Non lo sappiamo e la nostra intelligence non è ancora in grado di dircelo. Io sono un pastore, il mio lavoro è pregare per la gente, il governo deve scavare e scoprirlo. Boko Haram attacca la gente in modo sempre più sofisticato e la domanda è: chi li appoggia, chi fornisce gli esplosivi e le armi? Chi sono i responsabili? Il governo deve scoprirlo. Boko Haram vuole che tutti i cristiani si convertano all’islam ma sono manovrati. Ci sono molti politici in Nigeria che non sono felici del presidente Goodluck Jonathan, perché è cristiano, e usano i fondamentalisti per cambiare governo. Dietro le azioni di Boko Haram ci sono anche forti interessi economici. Chi dice però che in Nigeria ci sono cristiani e musulmani che si combattono, mente, non è vero. La religione è una scusa.
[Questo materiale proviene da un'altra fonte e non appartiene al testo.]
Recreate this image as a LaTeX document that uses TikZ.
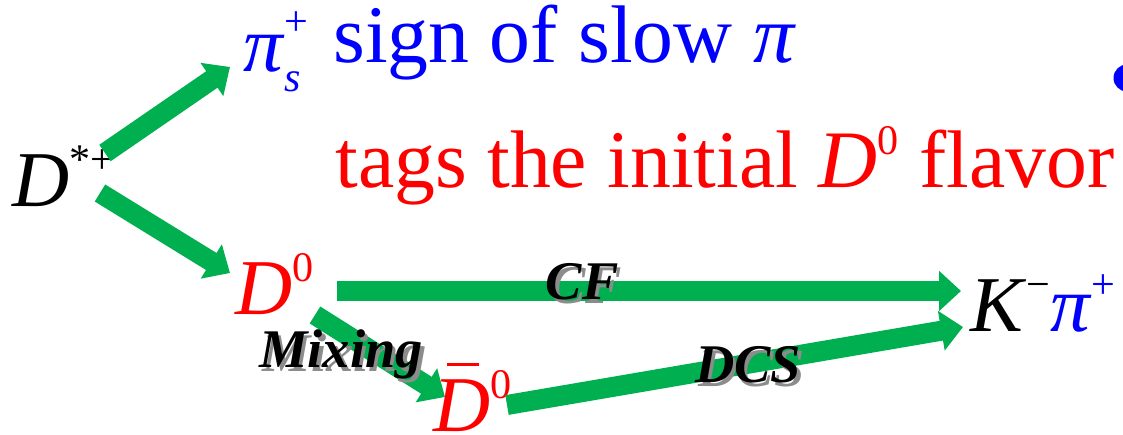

Che legame c’è tra le tribù locali e il fondamentalismo islamico?
Il problema è che la gente mischia tutto insieme. A Jos c’è un problema perenne per la proprietà della terra, dove i musulmani di etnia hausa si scontrano con le tribù locali, a prevalenza cristiane. Le mucche di alcune tribù pascolano sulle piantagioni di un’altra, che le uccide. E così nascono gli scontri. Sia gli hausa che le tribù cristiane si uccidono a vicenda. Non per la religione, ma per le mucche, per la terra. Gli hausa pretendono di essere arrivati prima a Jos, di essere più indigeni degli indigeni, che non vogliono convivere. Le diverse tribù sono cristiane o musulmane ma combattono per la terra, non per la religione. Ognuno protegge i suoi interessi ma nessuno attacca altri nigeriani in quanto musulmani o cristiani ma solo per interessi tribali.

E Boko Haram?
Boko Haram è un problema separato, che però si inserisce in questi conflitti. Attaccano tutte le persone che non sono d’accordo con loro. Cercano di propagare l’islam scagliandosi anche contro il governo e la polizia. Ora i leader politici vogliono usare Boko Haram per destabilizzare il paese e cacciare il presidente cristiano, così magari ci sarà una guerra civile, religiosa e magari un colpo di Stato.

L’amicizia tra cristiani e musulmani che lei indica come soluzione dei conflitti come può nascere?
Io ad esempio ho fondato una scuola di formazione professionale per musulmani e cristiani insieme, in modo tale che in due anni imparino un lavoro e imparino anche a convivere. Così che una volta che tornano a casa sappiano essere dei promotori di pace. Bisogna unire le persone. Qualche giorno fa sono stato in una moschea e ho mangiato con l’imam e i musulmani. Ho invitato tanti cristiani ma non tutti sono voluti venire. Amicizia significa che siamo insieme, che la tua vita parla anche alla mia vita, ma molte persone non vogliono questo perché sono pigre. I cristiani vivono in un modo, i musulmani in un altro. Ci sono molti modi per unire ma il processo è difficile perché bisogna accettare tante cose che normalmente non si accettano. Questa è la via più difficile, quella del dialogo, ed è per questo che molti preferiscono quella facile, quella dello scontro, delle armi, della guerra. Ma la via facile distrugge, quella difficile unisce. E ci sono tante persone in Nigeria, cristiani e musulmani, che vogliono unire e creare amicizia tra le persone.